== MATERIAL SUPPLIED ==

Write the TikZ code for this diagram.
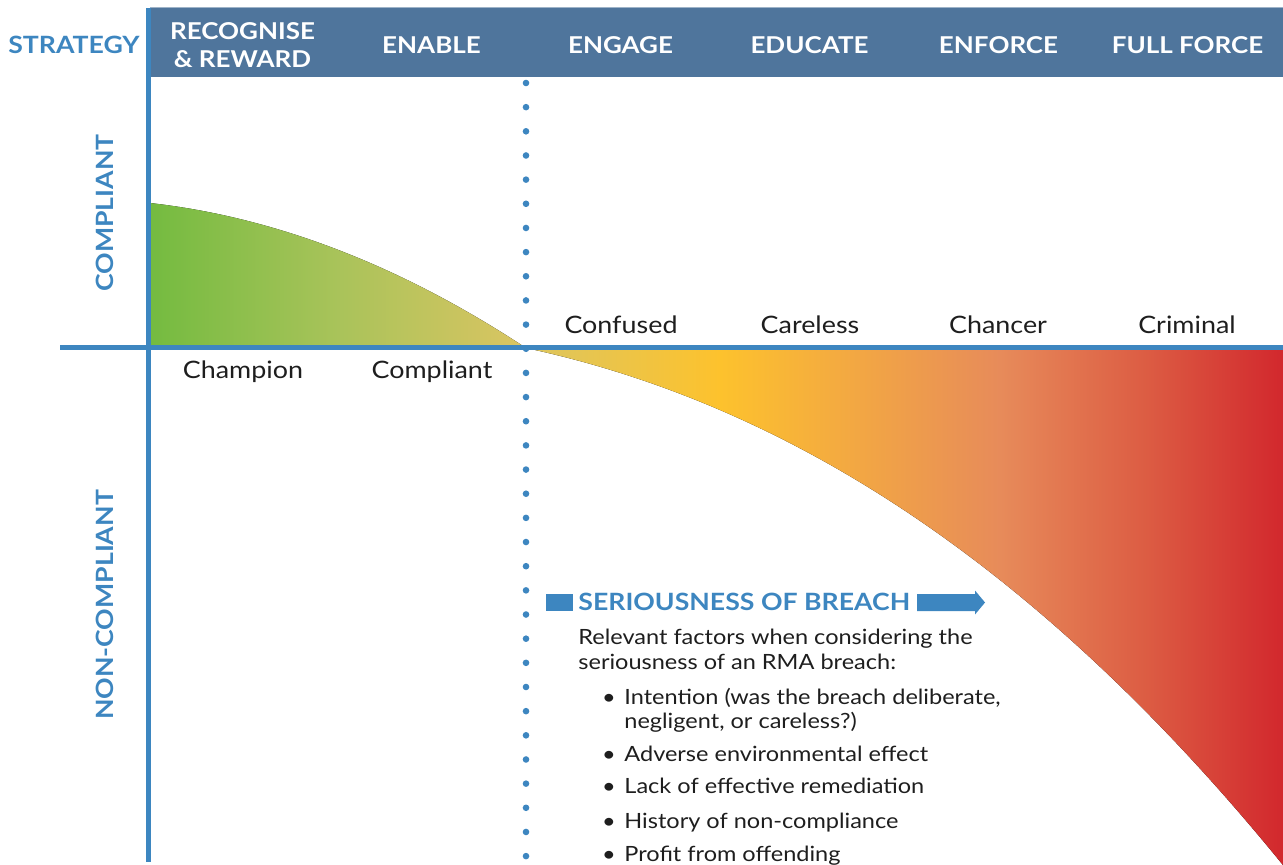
\documentclass[tikz,border=0pt]{standalone}
\usepackage{fontspec}
\setmainfont{Lato}[FakeStretch=1.12]
\usepackage{tikz}

\definecolor{barblue}{HTML}{4F759C}
\definecolor{axisblue}{HTML}{3D86C0}
\definecolor{inkgrey}{HTML}{1E1E1E}
% colours of the two shaded areas
\definecolor{goodA}{HTML}{74BB40}
\definecolor{goodB}{HTML}{A9C35A}
\definecolor{goodC}{HTML}{DBC562}
\definecolor{badA}{HTML}{DCC660}
\definecolor{badB}{HTML}{FDC22D}
\definecolor{badC}{HTML}{E78B5A}
\definecolor{badD}{HTML}{DC5C43}
\definecolor{badE}{HTML}{D2282D}

\pgfdeclarehorizontalshading{goodshade}{100bp}{color(0bp)=(goodA); color(25bp)=(goodA); color(50bp)=(goodB); color(75bp)=(goodC); color(100bp)=(goodC)}
\pgfdeclarehorizontalshading{badshade}{100bp}{color(0bp)=(badA); color(25bp)=(badA); color(37.8bp)=(badB); color(56.3bp)=(badC); color(66bp)=(badD); color(75bp)=(badE); color(100bp)=(badE)}

\tikzset{
  headtext/.style={text=white, font=\fontsize{11.6}{14}\selectfont\bfseries, align=center},
  sidetext/.style={text=axisblue, font=\fontsize{11.9}{14}\selectfont\bfseries},
  labeltext/.style={text=inkgrey, font=\fontsize{12}{14}\selectfont, inner sep=0pt},
  bodytext/.style={text=inkgrey, font=\fontsize{10.5}{12}\selectfont, inner sep=0pt},
  axisline/.style={axisblue, line width=2.5pt},
}

\begin{document}
\begin{tikzpicture}[x=0.5pt,y=-0.5pt]
\useasboundingbox (0,0) rectangle (1283,865);

% shaded areas
\fill[shading=goodshade] (150,348) -- plot[domain=150:526,samples=60,smooth,variable=\x]
  ({\x},{203+11.26*(\x-150)/100+7.26*((\x-150)/100)^2}) -- cycle;
\fill[shading=badshade] (526,348) -- plot[domain=526:1283,samples=90,smooth,variable=\x]
  ({\x},{348+21.46*(\x-526)/100+5.147*((\x-526)/100)^2+0.1376*((\x-526)/100)^3}) -- (1283,348) -- cycle;

% strategy bar
\fill[barblue] (150,8) rectangle (1283,77);
\draw[barblue!55, line width=0.5pt] (150,8) -- (1283,8);
\node[sidetext, anchor=base] (strategy) at (74,53.3) {STRATEGY};
\foreach \t [count=\i] in {{RECOGNISE\\\& REWARD},ENABLE,ENGAGE,EDUCATE,ENFORCE,FULL FORCE}
  \node[headtext, anchor=center] (head\i) at ({242.5+189*(\i-1)},45) {\t};

% axes
\draw[axisline] (148,8) -- (148,862);
\draw[axisline] (60,348) -- (1283,348);
\foreach \k in {0,...,32}
  \fill[axisblue] (526,{83+24.16*\k}) circle (3.3);

\node[sidetext, rotate=90] (compliant) at (105,213) {COMPLIANT};
\node[sidetext, rotate=90] (noncompliant) at (105,605) {NON-COMPLIANT};

% behaviour labels
\node[labeltext, anchor=base] (confused) at (621,334) {Confused};
\node[labeltext, anchor=base] (careless) at (810,334) {Careless};
\node[labeltext, anchor=base] (chancer) at (998,334) {Chancer};
\node[labeltext, anchor=base] (criminal) at (1187,334) {Criminal};
\node[labeltext, anchor=base] (champion) at (243,379) {Champion};
\node[labeltext, anchor=base] (complier) at (432,379) {Compliant};

% seriousness of breach
\fill[axisblue] (546,594) rectangle (573,611);
\node[sidetext, anchor=base west, inner sep=0pt] (breach) at (578,610.7) {SERIOUSNESS OF BREACH};
\fill[axisblue] (917,594) -- (975,594) -- (975,590.5) -- (985,602.5) -- (975,614.5) -- (975,611) -- (917,611) -- cycle;

\node[bodytext, anchor=base west] (intro1) at (578,644) {Relevant factors when considering the};
\node[bodytext, anchor=base west] (intro2) at (578,669.3) {seriousness of an RMA breach:};
\foreach \y/\t [count=\i] in {704/{Intention (was the breach deliberate,},761/{Adverse environmental effect},793.3/{Lack of effective remediation},828/{History of non-compliance},861.7/{Profit from offending}} {
  \node[bodytext, anchor=base] (dot\i) at (609,\y) {•};
  \node[bodytext, anchor=base west] (factor\i) at (624,\y) {\t};
}
\node[bodytext, anchor=base west] (factor1b) at (624,728) {negligent, or careless?)};
\end{tikzpicture}
\end{document}
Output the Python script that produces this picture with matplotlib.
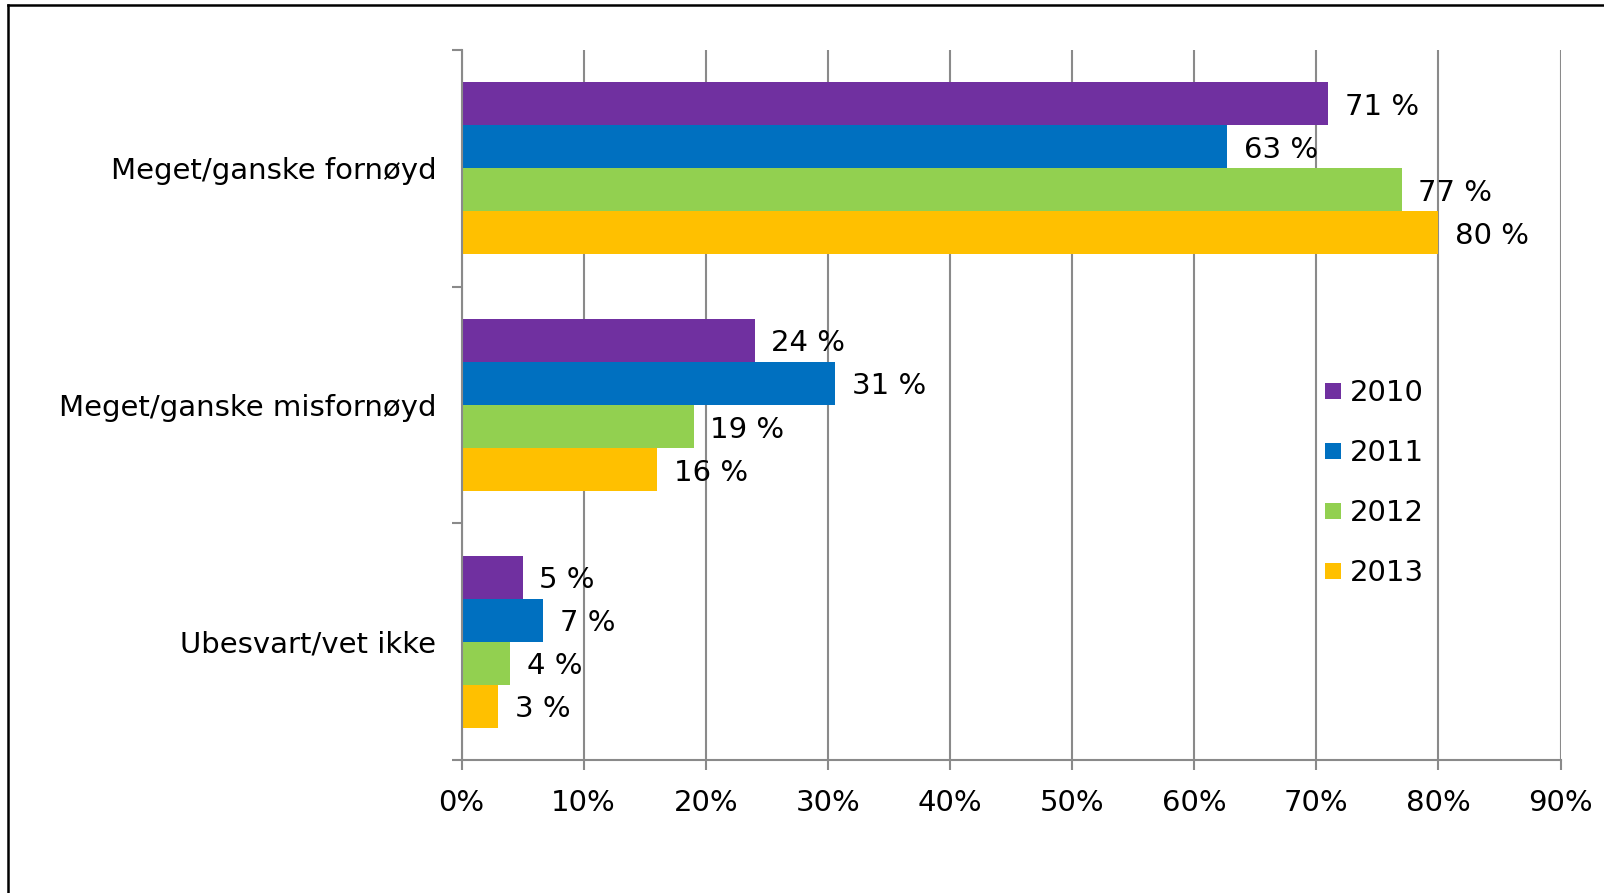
import matplotlib
matplotlib.use("Agg")
import matplotlib.pyplot as plt
from matplotlib.lines import Line2D
import numpy as np

categories = ["Meget/ganske fornøyd", "Meget/ganske misfornøyd", "Ubesvart/vet ikke"]
series_names = ["2010", "2011", "2012", "2013"]
values_2010 = [71.0, 24.0, 5.0]
values_2011 = [62.7, 30.6, 6.7]
values_2012 = [77.0, 19.0, 4.0]
values_2013 = [80.0, 16.0, 3.0]
labels_2010 = ["71 %", "24 %", "5 %"]
labels_2011 = ["63 %", "31 %", "7 %"]
labels_2012 = ["77 %", "19 %", "4 %"]
labels_2013 = ["80 %", "16 %", "3 %"]
xticks = [0, 10, 20, 30, 40, 50, 60, 70, 80, 90]
xtick_labels = ["0%", "10%", "20%", "30%", "40%", "50%", "60%", "70%", "80%", "90%"]

colors = ["#7030A0", "#0070C0", "#92D050", "#FFC000"]
all_values = [values_2010, values_2011, values_2012, values_2013]
all_labels = [labels_2010, labels_2011, labels_2012, labels_2013]

plt.rcParams["font.family"] = ["DejaVu Sans"]
FS = 21
grid_col = "#8A8A8A"

fig = plt.figure(figsize=(16.04, 8.93), dpi=100)
ax = fig.add_axes([461.5/1604, 1-760/893, (1560.5-461.5)/1604, (760-50)/893])

n_cat = len(categories)
h = 0.182
y_centers = np.arange(n_cat)
for j, (vals, labs, col, name) in enumerate(zip(all_values, all_labels, colors, series_names)):
    ys = y_centers + (j - 1.5) * h
    bars = ax.barh(ys, vals, height=h, color=col, label=name, zorder=3, linewidth=0)
    anns = ax.bar_label(bars, labels=labs, padding=12, fontsize=FS, color="black", zorder=4)
    for a in anns:
        a.set_y(a.get_position()[1])
        a.set_va("center_baseline")

ax.set_xlim(0, 90)
ax.set_ylim(n_cat - 0.5, -0.5)
ax.set_xticks(xticks)
ax.set_xticklabels(xtick_labels, fontsize=FS)
ax.set_yticks(y_centers)
ax.set_yticklabels(categories, fontsize=FS)
ax.tick_params(axis="y", which="major", length=0, pad=18)
ax.set_yticks(np.arange(n_cat + 1) - 0.5, minor=True)
ax.tick_params(axis="y", which="minor", length=7, width=1.5, color=grid_col, direction="out")
ax.tick_params(axis="x", length=7, width=1.5, color=grid_col, direction="out", pad=14)

ax.grid(axis="x", color=grid_col, linewidth=1.5, zorder=0)
for s in ["top", "right"]:
    ax.spines[s].set_visible(False)
for s in ["left", "bottom"]:
    ax.spines[s].set_color(grid_col)
    ax.spines[s].set_linewidth(1.5)
    ax.spines[s].set_zorder(5)

handles = [Line2D([], [], marker="s", linestyle="none", markersize=11.5,
                  markerfacecolor=c, markeredgewidth=0) for c in colors]
fig.legend(handles, series_names, loc="upper left",
           bbox_to_anchor=(1324/1604, 1-379/893), frameon=False, fontsize=FS,
           handlelength=0.6, handletextpad=0.3, labelspacing=1.1, borderpad=0, borderaxespad=0)

# outer frame (cut off at right/bottom)
fig.add_artist(Line2D([8/1604, 8/1604], [0, 1-5/893], transform=fig.transFigure,
                      color="black", linewidth=1.8))
fig.add_artist(Line2D([8/1604, 1], [1-5/893, 1-5/893], transform=fig.transFigure,
                      color="black", linewidth=1.8))

fig.savefig("out.png", dpi=100)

===

* EXERCISE INSTRUCTIONS
Say how many lines of the listing above contain "this", with no other words.

* FINAL ANSWER
2